Cercanías de Priego de Córdoba, 04/05/10





Hace frío. Como en los días soleados de invierno. Dejé las riberas del río Genil y después de Rute me interné en las sierras de Rute y de la Horconera, lo que llaman feamente parque natural de las Sierras Subéticas. Cuando amaneció había confundido ciertos ruiditos en la tela de mi tienda con lo que a mí me pareció lluvia, pero no, allá estaba el sol vistiendo de luz el pueblo de Cuevas de San Marcos, las nubes con sus panzas anaranjadas, un vientecillo que preludiaba bajas temperaturas. Salvo una primera parada para repostar y tomar un café, arriba en las faldas de la sierra de Rute, todo fue caminar, despacio, pausado, eso sí, perdiéndome de tanto en tanto; así hasta que llegó la hora de la comida. Atención abejas. Tuve que alejarme todavía un poco no fuera a ser que me encontrara con un ejambre a mitad de camino; son cientos las historias de abejas persiguiendo a desgraciados curiosos que equivocaron unos cajones de madera con acaso asientos en los que descansar de un paseo; historias más propias de la familia Ulises de mi tebeo de niñez que otra cosa. Paro bajo la inmensa copa de una encina, aunque procurando que me diera el sol; pero nada, el frío no me dejó sestear siquiera unos minutos, así que pacientemente me eché a la espalda mi impedimenta y puse en funcionamiento mi ipod: El doctor Pasavento, de Vila Matas. Era agradable no tener ninguna prisa y, con las manos en los bolsillos, ir desgranando las páginas de un nuevo libro; el doctor Pasavento huye de la notoriedad, pretende escribir exclusivamente para él, como decía mi exnovia mientras por otra parte hacía todo lo posible para que le publicaran sus bellas cartas al Fusi. Pero una cosa es que uno escriba y quiera ver sus libros en las librerías y otra muy difente, como me sucedía a ella o podría pasarme a mí, es que la escritura le haga discurrir a uno por situaciones que no son propias de un carácter más bien reservado que sobre todo busca su contento en la soledad o en esporádica compañía.

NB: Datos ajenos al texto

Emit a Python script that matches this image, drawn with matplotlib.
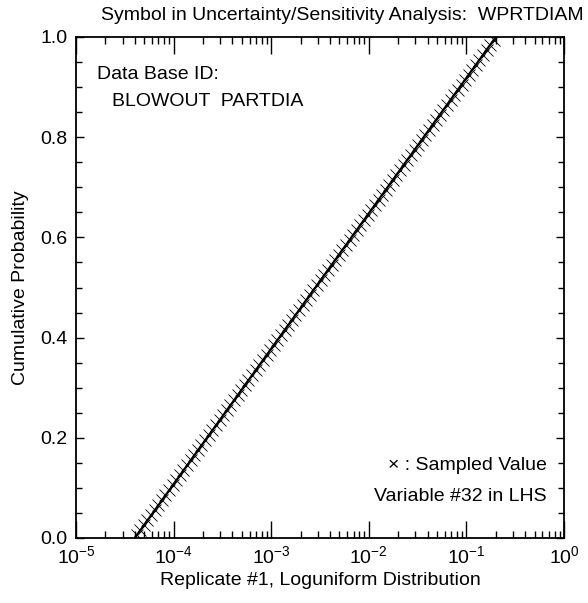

El sol se ha ido ya y un viento desagradable barre la desabaratada pelambre de los olivos bajo cuyas ramas me he refugiado para pasar la noche, a tiro de piedra de Priego en donde quizás desayune mañana temprano. Pero al ruiseñor no le arredra el frío, aquí mismo sobre mi cabeza, penetrante maravilla, como ya me sucedió tantas veces, me obligará esta noche a dormir, en aparente contradicción con mi afición al canto de los pájaros, con tapones de cera; porque los escarceos amorosos de esta ave, por más que me gusten, si el pájaro se pone a cantar en una rama próxima no hay quien pueda dormir, ya que es capaz de pasarse horas en alocado canto. Y, cómo no acordarme una vez de mi cara Marisa, aquella vez que se empeñó en alguna entrada de este mismo blog en discutirme que no era un ruiseñor sino un mirlo; y que, además, como por entonces andábamos reñidos, volvía anónimamente a la carga presentándose como la chica del mirlo. Tiempos aquellos, que tienen para mí hoy el sabor de toda esa última lectura de la mañana cuando concluí con A la sombra de las muchachas en flor, y no es que nosotros ni remotamente nos acercáramos a la edad de aquellas muchachas de Proust, pero, ay, cuánto me lo recordaron, cómo uno puede llegar a percibir ese sortilegio de seres encantadores, cómo podemos llegar a pasarnos horas y días embelesados en la figura cambiante y risueña de una mujer a la que queremos, cómo podemos soñar, vivir la mayor pena y el mayor regocijo cuando aquel rostro se nos apartece con la endemoniada fuerza del amor. 

 
No me cae bien este frío traicionero, estoy en el sur, es primavera y por imperativo moral esto no debía de suceder. Transgresión metereológica. Pausa. Un paisano para el coche, apenas se ve, yo escribo con la espalda sobre el tronco del olivo. Nos saludamos, el hombre alucina. Charlamos. Va a pasar frío esta noche, eh. No digo que no, que cometí el error de venirme de veranillo. Trabaja en el cortijo próximo. Se le ve con ganas de charlar, pero el viento y la baja temperatura le obligan a subir la ventanilla del coche. Nos despedimos.